One of the recommendations of the Hayne Royal Commission was for Treasury to investigate whether to set standard definitions, terms and conditions for default MySuper group life insurance, including Total and Permanent Disability (TPD) insurance.
The review is to look at possible minimum and maximum levels of cover and the potential effect changes could have on premiums, which could, in turn, affect retirement incomes.
Death and TPD insurance must be offered as default cover with MySuper products, whilst income protection insurance is optional.
Insurers offer policies on set terms with little or no room to negotiate variations. Consumers for their part have pre-conceived notions of what is insured. With MySuper, they rely on trustees.
Whilst trustees should have a more nuanced understanding of life insurance, they have obligations to the membership as a whole and price pressures which may translate to lowest common denominator cover.
Commissioner Hayne rightly said that the value of an insurance policy is tied to the breadth of its terms and conditions.
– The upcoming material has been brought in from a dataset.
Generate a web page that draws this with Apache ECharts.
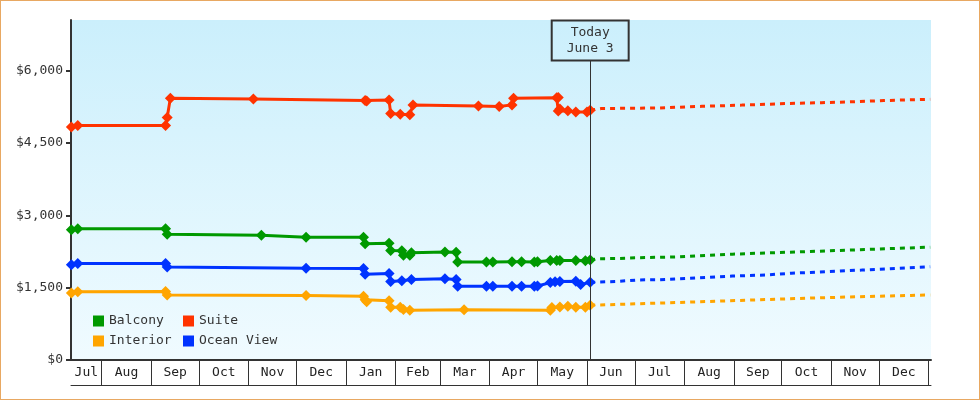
<!DOCTYPE html>
<html><head><meta charset="utf-8">
<script src="https://cdn.jsdelivr.net/npm/echarts@6/dist/echarts.min.js"></script>
<style>
html,body{margin:0;padding:0;background:#fff}
#wrap{position:relative;width:980px;height:400px}
#chart{width:980px;height:400px}
#frame{position:absolute;left:0;top:0;width:980px;height:400px;box-sizing:border-box;border:1px solid #e8a862;pointer-events:none}
</style>
</head><body><div id="wrap"><div id="chart"></div><div id="frame"></div></div>
<script>
// ---------- data ----------
const monthNames = ['Jan','Feb','Mar','Apr','May','Jun','Jul','Aug','Sep','Oct','Nov','Dec'];
const monthStarts = ['2022-07-01','2022-08-01','2022-09-01','2022-10-01','2022-11-01','2022-12-01',
  '2023-01-01','2023-02-01','2023-03-01','2023-04-01','2023-05-01','2023-06-01',
  '2023-07-01','2023-08-01','2023-09-01','2023-10-01','2023-11-01','2023-12-01','2024-01-01'];
const yTicks = [0, 1500, 3000, 4500, 6000];
const todayDate = '2023-06-03';
const todayLabel = 'Today\nJune 3';

const seriesNames = ['Balcony','Suite','Interior','Ocean View'];

const suiteDates = ['2022-07-13','2022-07-17','2022-09-10','2022-09-11','2022-09-13','2022-11-04',
  '2023-01-13','2023-01-14','2023-01-28','2023-01-29','2023-02-04','2023-02-10','2023-02-12',
  '2023-03-25','2023-04-07','2023-04-15','2023-04-16','2023-05-13','2023-05-14','2023-05-14',
  '2023-05-15','2023-05-20','2023-05-25','2023-06-01','2023-06-03'];
const suiteValues = [4830,4860,4860,5030,5430,5410,5380,5370,5390,5110,5095,5085,5290,
  5265,5255,5290,5430,5440,5445,5165,5205,5170,5140,5140,5180];
const suiteFcDates = ['2023-06-03','2023-06-10','2023-07-15','2023-08-12','2023-09-06','2023-10-06',
  '2023-10-26','2023-11-15','2023-12-04','2024-01-02'];
const suiteFcValues = [5180,5215,5225,5260,5285,5320,5335,5355,5380,5405];

const balconyDates = ['2022-07-13','2022-07-17','2022-09-10','2022-09-11','2022-11-09','2022-12-07',
  '2023-01-12','2023-01-13','2023-01-28','2023-01-29','2023-02-05','2023-02-06','2023-02-10',
  '2023-02-11','2023-03-04','2023-03-11','2023-03-12','2023-03-30','2023-04-03','2023-04-15',
  '2023-04-21','2023-04-29','2023-05-01','2023-05-09','2023-05-13','2023-05-15','2023-05-25',
  '2023-05-31','2023-06-03'];
const balconyValues = [2700,2720,2720,2610,2585,2545,2545,2410,2420,2270,2265,2170,2170,
  2225,2240,2235,2030,2030,2030,2035,2035,2030,2035,2065,2065,2065,2065,2060,2075];
const balconyFcDates = ['2023-06-03','2023-06-08','2023-06-20','2023-07-03','2023-07-29','2023-08-31',
  '2023-10-19','2023-12-08','2024-01-02'];
const balconyFcValues = [2075,2100,2105,2120,2140,2195,2250,2310,2340];

const oceanDates = ['2022-07-13','2022-07-17','2022-09-10','2022-09-11','2022-12-07','2023-01-12',
  '2023-01-13','2023-01-28','2023-01-29','2023-02-05','2023-02-11','2023-03-04','2023-03-11',
  '2023-03-12','2023-03-30','2023-04-03','2023-04-15','2023-04-21','2023-04-29','2023-05-01',
  '2023-05-09','2023-05-12','2023-05-15','2023-05-25','2023-05-28','2023-06-03'];
const oceanValues = [1975,2000,2000,1930,1905,1895,1780,1795,1630,1645,1670,1685,1670,
  1530,1530,1530,1530,1530,1530,1535,1605,1625,1630,1635,1565,1610];
const oceanFcDates = ['2023-06-03','2023-06-08','2023-06-20','2023-07-03','2023-07-16','2023-08-31',
  '2023-09-22','2023-10-07','2023-10-19','2023-11-20','2024-01-02'];
const oceanFcValues = [1610,1615,1630,1660,1665,1740,1765,1800,1815,1865,1935];

const interiorDates = ['2022-07-13','2022-07-17','2022-09-10','2022-09-11','2022-12-07','2023-01-12',
  '2023-01-13','2023-01-14','2023-01-28','2023-01-29','2023-02-04','2023-02-06','2023-02-10',
  '2023-03-16','2023-05-09','2023-05-10','2023-05-15','2023-05-20','2023-05-25','2023-05-31','2023-06-03'];
const interiorValues = [1390,1415,1420,1350,1335,1320,1250,1210,1230,1095,1095,1045,1030,
  1040,1030,1090,1100,1115,1095,1095,1135];
const interiorFcDates = ['2023-06-03','2023-07-02','2023-09-05','2023-10-19','2023-12-21','2024-01-02'];
const interiorFcValues = [1135,1165,1235,1285,1340,1350];

// ---------- helpers ----------
function ts(s){ const p = s.split('-').map(Number); return new Date(p[0], p[1]-1, p[2]).getTime(); }
function pairs(d, v){ return d.map((x,i)=>[ts(x), v[i]]); }

const xMin = ts('2022-07-12') + 18*3600e3;
const xMax = ts('2024-01-02') + 12*3600e3;
const tickVals = monthStarts.map(ts).filter(t => t > xMin && t <= xMax);
const labelVals = [];
for (let i = 0; i < monthStarts.length - 1; i++) {
  const a = Math.max(ts(monthStarts[i]), xMin), b = Math.min(ts(monthStarts[i+1]), xMax);
  if (b > a) labelVals.push((a + b) / 2);
}
const colors = {Balcony:'#009900', Suite:'#ff3300', Interior:'#ffa500', 'Ocean View':'#0033ff'};
const FONT = 'DejaVu Sans Mono';

function hist(name, d, v){
  return {name, type:'line', data:pairs(d,v), symbol:'diamond', symbolSize:11, showSymbol:true,
    lineStyle:{width:3, color:colors[name]}, itemStyle:{color:colors[name]},
    emphasis:{disabled:true}, z:3};
}
function fc(name, d, v, extra){
  return Object.assign({name, type:'line', data:pairs(d,v), symbol:'none', showSymbol:false,
    lineStyle:{width:3, color:colors[name], type:[5,5]}, itemStyle:{color:colors[name]},
    emphasis:{disabled:true}, z:2}, extra||{});
}
const legendBase = {orient:'vertical', top:314, padding:0, icon:'rect', itemWidth:11, itemHeight:11, itemGap:6,
  selectedMode:false, textStyle:{fontFamily:FONT, fontSize:13, color:'#333', lineHeight:14}};

const chart = echarts.init(document.getElementById('chart'), null, {renderer:'canvas'});
chart.setOption({
  animation:false,
  grid:{left:71, right:49, top:20, bottom:40, show:true, borderWidth:0,
    backgroundColor:new echarts.graphic.LinearGradient(0,0,0,1,[{offset:0,color:'#cbeffc'},{offset:1,color:'#f0fbff'}])},
  legend:[
    Object.assign({data:['Balcony','Interior'], left:93}, legendBase),
    Object.assign({data:['Suite','Ocean View'], left:183}, legendBase)
  ],
  xAxis:[
    {type:'value', min:xMin, max:xMax, scale:true,
      axisLine:{show:true, onZero:false, lineStyle:{color:'#333', width:2}},
      axisTick:{show:true, customValues:tickVals, length:25, lineStyle:{color:'#333', width:1}},
      axisLabel:{customValues:labelVals, margin:6, fontFamily:FONT, fontSize:13, color:'#222',
        formatter:(v)=>monthNames[new Date(v).getMonth()]},
      splitLine:{show:false}},
    {type:'value', min:xMin, max:xMax, scale:true, position:'bottom', offset:25,
      axisLine:{show:true, onZero:false, lineStyle:{color:'#333', width:1}},
      axisTick:{show:false}, axisLabel:{show:false}, splitLine:{show:false}}
  ],
  yAxis:{type:'value', min:0, max:7050, interval:1500,
    axisLine:{show:true, lineStyle:{color:'#333', width:2}},
    axisTick:{show:true, customValues:yTicks, length:5, lineStyle:{color:'#333', width:2}},
    axisLabel:{customValues:yTicks, margin:8, fontFamily:FONT, fontSize:13, color:'#333',
      formatter:(v)=>'$' + v.toLocaleString('en-US')},
    splitLine:{show:false}},
  series:[
    fc('Balcony', balconyFcDates, balconyFcValues),
    fc('Suite', suiteFcDates, suiteFcValues, {
      markLine:{silent:true, symbol:'none', animation:false,
        lineStyle:{color:'#333', width:1, type:'solid'},
        label:{show:true, position:'end', distance:0, formatter:todayLabel,
          fontFamily:FONT, fontSize:13, color:'#333', lineHeight:16, align:'center',
          padding:[4,15,4,15], borderColor:'#333', borderWidth:1, backgroundColor:'transparent'},
        emphasis:{disabled:true},
        data:[[{coord:[ts(todayDate), 0]}, {coord:[ts(todayDate), 6210]}]]}}),
    fc('Interior', interiorFcDates, interiorFcValues),
    fc('Ocean View', oceanFcDates, oceanFcValues),
    hist('Balcony', balconyDates, balconyValues),
    hist('Suite', suiteDates, suiteValues),
    hist('Interior', interiorDates, interiorValues),
    hist('Ocean View', oceanDates, oceanValues)
  ]
});
</script></body></html>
Evidence before the Commission was that they varied widely and with members often in a knowledge vacuum.
Standard terms and conditions could serve to better match benefits with member expectations and retirement incomes and enhance consumer knowledge.
Some TPD definitions are too narrow
The definition that has attracted the most attention is TPD. Currently, the law requires that a MySuper TPD benefit must be consistent with the "permanent incapacity" definition in the Superannuation Industry (Supervision) Regulations; ie, a permanent incapacity to do your usual occupation or any other suitable work with your education, training or experience.
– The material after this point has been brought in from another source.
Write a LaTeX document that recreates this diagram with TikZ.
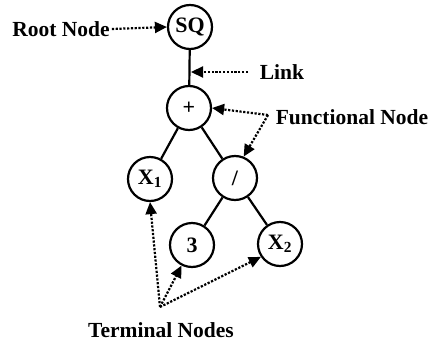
\documentclass[tikz,border=0pt]{standalone}
\usepackage{fontspec}
\setmainfont{Liberation Serif}
\usetikzlibrary{arrows.meta, positioning}
\tikzstyle{treenode} = [circle, draw=black, line width=2.2pt, minimum size=44pt, inner sep=0pt, font=\fontsize{22}{26}\selectfont\bfseries]
\tikzstyle{link} = [line width=2.2pt]
\tikzstyle{label} = [font=\fontsize{21.5}{25}\selectfont\bfseries, inner sep=0pt]
\tikzstyle{pointer} = [line width=2.2pt, dash pattern=on 2.2pt off 1.6pt, -{Triangle[length=12pt,width=11pt]}]

\begin{document}
\begin{tikzpicture}[x=1pt, y=-1pt]
\useasboundingbox (0,0) rectangle (431,343);
% Placement of nodes
\node (sq) [treenode] at (190,27) {SQ};
\node (plus) [treenode] at (189,108) {+};
\node (xOne) [treenode] at (150,179) {X\textsubscript{1}};
\node (div) [treenode] at (235,178) {/};
\node (three) [treenode] at (192,245) {3};
\node (xTwo) [treenode] at (280,244) {X\textsubscript{2}};

% Placement of edges
\draw [link] (sq) -- (plus);
\draw [link] (plus) -- (xOne);
\draw [link] (plus) -- (div);
\draw [link] (div) -- (three);
\draw [link] (div) -- (xTwo);

%% Label nodes AND pointers
\node (rootLbl) [label] at (61,29) {Root Node};
\draw [pointer] ([xshift=2pt]rootLbl.east) -- (sq.west);

\node (linkLbl) [label] at (282,72) {Link};
\coordinate (linkSrc) at (248,72);
\coordinate (linkDst) at (191,72);
\draw [pointer] (linkSrc) -- (linkDst);

\node (funcLbl) [label] at (352,117) {Functional Node};
\coordinate (funcSrc) at (268,115);
\draw [pointer] (funcSrc) -- (plus.east);
\draw [pointer] (funcSrc) -- (div.68);

\node (termLbl) [label] at (161,330) {Terminal Nodes};
\coordinate (termSrc) at (160,307);
\draw [pointer] (termSrc) -- (xOne.south);
\draw [pointer] (termSrc) -- (three.243);
\draw [pointer] (termSrc) -- (xTwo.214);

\end{tikzpicture}
\end{document}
However, in practice, some MySuper TPD definitions have adopted much narrower definitions.
A worrying trend has been to apply an Activities of Daily Living (ADL) definition to members in "high-risk" occupations; ie, an inability to perform basic activities such as eating, bathing, dressing, toileting and transferring to bed/chair without assistance.
Only a handful of superannuation fund members whose working lives are cut short because of injury/illness would satisfy an ADL definition, thereby disenfranchising many from permanent incapacity benefits, usually without any premium differentiation. Hardly value for money.
This drift away from the legislative permanent incapacity definition must be reined in. However, the current permanent incapacity definition does need reconsideration.
The Productivity Commission, in its December 2018 report on the efficiency of superannuation, noted that the objective of TPD insurance benefits in superannuation was "to insure[s] against the risk that a member's accumulation phase is cut short."
Re-training clauses
A criticism of the current definition is that some claimants were paid TPD benefits despite returning to regular work, perhaps after some retraining.
This led funds such as Australian Super and 4Super to renegotiate contracts with TPD definitions including an incapacity to do work the member could be reasonably retrained in.
Such retraining clauses remain true to the objective of TPD insurance in superannuation to "top up" accumulation phase contributions but exclude payments if a person is likely to return to work and resume the accumulation phase.
An amendment could also temper affordability problems which have plagued the industry in the last few years and led to concerns about excessive account erosion.
It would be important for a retraining clause to be subject to a “reasonableness test” to ensure the retraining is within the person's abilities and is reasonably available.
It could also be accompanied by a limited offer of assistance with retraining/rehabilitation to ensure it is a practical assessment and not purely theoretical.
All must be subject to a rigorous code of practice.
A standard MySuper TPD definition which includes a retraining clause with limited assistance for retraining/rehabilitation is good policy. It is consistent with the objective of TPD insurance in superannuation as an affordable top-up to retirement incomes whilst also reducing the risk that the accumulation phase is cut short, by promoting rehabilitation and retraining.